Цитату я выдал слово в слово, но произвела она, увы, не тот эффект, который ожидал. Волька вздернула голову, сощурила глаза и презрительно бросила:
— Дурак!
Солнце в моих глазах на секунду потемнело. Я нагнал Вольку, попробовал объясниться. Она зажала уши ладошками. Прибавила шаг. Не бежать же за ней на виду у всей улицы, Я сделал безразличный вид и направился домой. Мама спала. На столе стояла обернутая в одеяло пшенная каша. Аппетит — пропал, но я (только для закалки воли) съел кашу.
Тихонько подкрутил репродуктор. Диктор прошептал доверительно:
«В течение 11 сентября наши войска вели упорные оборонительные бои в районе Сталинграда. После многодневных ожесточенных боев наши войска оставили город Новороссийск...»
Мама во сне мучительно всхлипнула. Тяжелая долгая смена у станка — она работала на патронном заводе, да еще учеба на курсах медицинских сестер выматывали у нее все силы. Я осторожно прикрутил радио и пошел на улицу.
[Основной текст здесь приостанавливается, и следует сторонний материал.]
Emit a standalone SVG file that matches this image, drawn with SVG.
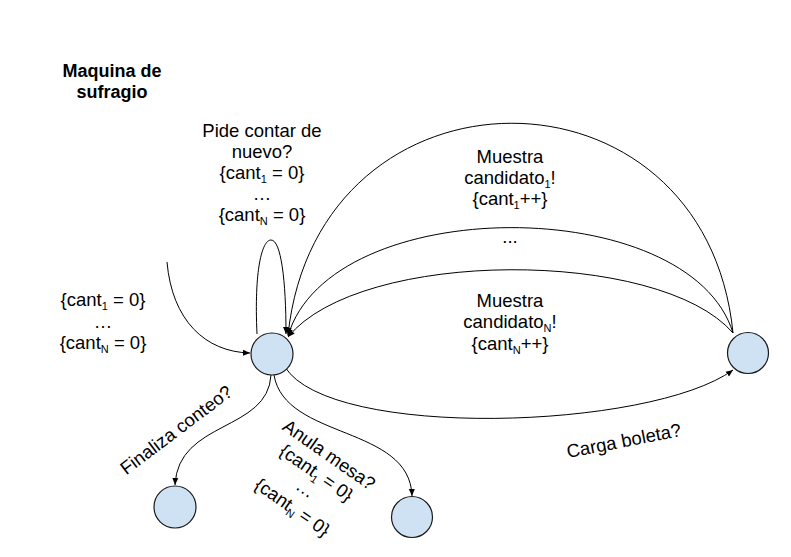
<svg xmlns="http://www.w3.org/2000/svg" width="791" height="557" viewBox="0 0 791 557">
<style>
.node{fill:#cfe2f3;stroke:#1a1a1a;stroke-width:1.2}
.edge{fill:none;stroke:#000;stroke-width:1}
text{font-family:"Liberation Sans",Arial,sans-serif;font-size:18.5px;fill:#000;text-anchor:middle}
.title{font-weight:bold;font-size:18px}
.sub{font-size:11px}
</style>
<defs>
<marker id="arr" markerWidth="8" markerHeight="8" refX="7" refY="4" orient="auto" markerUnits="userSpaceOnUse">
<path d="M0,1 L7,4 L0,7 Z" fill="#000"/>
</marker>
</defs>
<rect width="791" height="557" fill="#fff"/>
<g id="connectors">
<path class="edge" d="M167,262 C172,320 205,352 250,353" marker-end="url(#arr)"/>
<path class="edge" d="M257,334 C254,270 262,240 271,240 C281,240 286,280 286,334" marker-end="url(#arr)"/>
<path class="edge" d="M733,333 C705,53 318,53 288,335" marker-end="url(#arr)"/>
<path class="edge" d="M733,333 C690,192 330,192 288,336" marker-end="url(#arr)"/>
<path class="edge" d="M733,333 C660,248 360,248 288,337" marker-end="url(#arr)"/>
<path class="edge" d="M285,367 C330,440 650,430 733,370" marker-end="url(#arr)"/>
<path class="edge" d="M271,375 C268,432 178,420 175,485" marker-end="url(#arr)"/>
<path class="edge" d="M274,375 C285,440 410,425 412,496" marker-end="url(#arr)"/>
</g>
<g id="title">
<text class="title" x="112" y="77">Maquina de</text>
<text class="title" x="112" y="98">sufragio</text>
</g>
<g id="node-main"><circle class="node" cx="272" cy="354" r="21"/></g>
<g id="node-b"><circle class="node" cx="748" cy="353" r="20.5"/></g>
<g id="node-c"><circle class="node" cx="175" cy="507" r="21"/></g>
<g id="node-d"><circle class="node" cx="412" cy="517" r="20.5"/></g>
<g id="labels">
<text x="262" y="137">Pide contar de</text>
<text x="262" y="158">nuevo?</text>
<text x="262" y="179">{cant<tspan class="sub" dy="4">1</tspan><tspan dy="-4"> = 0}</tspan></text>
<text x="262" y="200">…</text>
<text x="262" y="221">{cant<tspan class="sub" dy="4">N</tspan><tspan dy="-4"> = 0}</tspan></text>

<text x="103" y="306">{cant<tspan class="sub" dy="4">1</tspan><tspan dy="-4"> = 0}</tspan></text>
<text x="103" y="328">…</text>
<text x="103" y="349">{cant<tspan class="sub" dy="4">N</tspan><tspan dy="-4"> = 0}</tspan></text>

<text x="510" y="163">Muestra</text>
<text x="510" y="184">candidato<tspan class="sub" dy="4">1</tspan><tspan dy="-4">!</tspan></text>
<text x="510" y="205">{cant<tspan class="sub" dy="4">1</tspan><tspan dy="-4">++}</tspan></text>
<text x="510" y="243">...</text>
<text x="510" y="307">Muestra</text>
<text x="510" y="328">candidato<tspan class="sub" dy="4">N</tspan><tspan dy="-4">!</tspan></text>
<text x="510" y="350">{cant<tspan class="sub" dy="4">N</tspan><tspan dy="-4">++}</tspan></text>

<text transform="translate(625,447) rotate(-11)" x="0" y="0">Carga boleta?</text>
<text transform="translate(180,435) rotate(-37)" x="0" y="0">Finaliza conteo?</text>
<g transform="translate(329,455) rotate(35)">
<text x="0" y="6">Anula mesa?</text>
<text x="0" y="28">{cant<tspan class="sub" dy="4">1</tspan><tspan dy="-4"> = 0}</tspan></text>
<text x="0" y="47">…</text>
<text x="0" y="70">{cant<tspan class="sub" dy="4">N</tspan><tspan dy="-4"> = 0}</tspan></text>
</g>
</g>
</svg>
Все как-то шло неладно, наперекосяк. Ко всему еще три двойки обозначились в журнале против моей фамилии. Правда, все три были по-немецкому языку. Филя, на что старательный ученик, а и то хватал по-немецкому колы. Однажды он даже осмелился заявить завучу при всем классе:
— Не могу учить язык фашистов.
Завуч, конечно, не стала ругать Филю и других двоечников. Конечно, она прочла лекцию о том, что язык народа не виноват, а виноват Гитлер. Что на немецком языке писал Маркс и Гете. Но никого не убедила. И, почувствовав это, вздохнула, попросила нас сидеть тише ради уважения к старушке учительнице. Нине Николаевне было где-то лет под сто. Она и не требовала много от нас, только тишины. Отвечать ей было легко. Прямо с места. Читаешь немецкий текст, и потом русский перевод, написанный между строк учебника мелким почерком Эдика. Он знал немецкий не хуже русского. Знал он также польский и украинский.
Однажды он принес газету с такой заметкой.
«Получено сообщение о боевых действиях польского партизанского отряда, руководимого Казимиром Соколинским. Польские патриоты недавно совершили нападение на мастерские по ремонту танков. Перебили охрану и уничтожили семь ремонтировавшихся немецких машин».
Эдик был восторженным человеком, Он зачитывал заметку каждому и восхищался далекой Польшей:
— В центре оккупированной Европы, а борются!
— Подумаешь, семь танков, — сказал ему какой-то старшеклассник, — немцы рвутся к Баку, отрежут нефть. Что тогда?
— Дам по шее, — ответил Эдик, — узнаешь. У нас Бугуруслан есть... Если мы льем нефть в малярийные озера, то ее хватит и на фашистов.
Эдик умел говорить. И убеждать. С ним я хотел бы встретиться. Рассказать о маме и Сереже. Конечно, оказали бы вы сегодня, проще спросить было маму. Сегодня и я бы спросил. Но тогда было другое время. Другие были и мы...
Мама говорила мне лишь то, что считала нужным. Она не любила расспросов. И потом я чувствовал, что любое напоминание о том вечере ее бы больно ранило.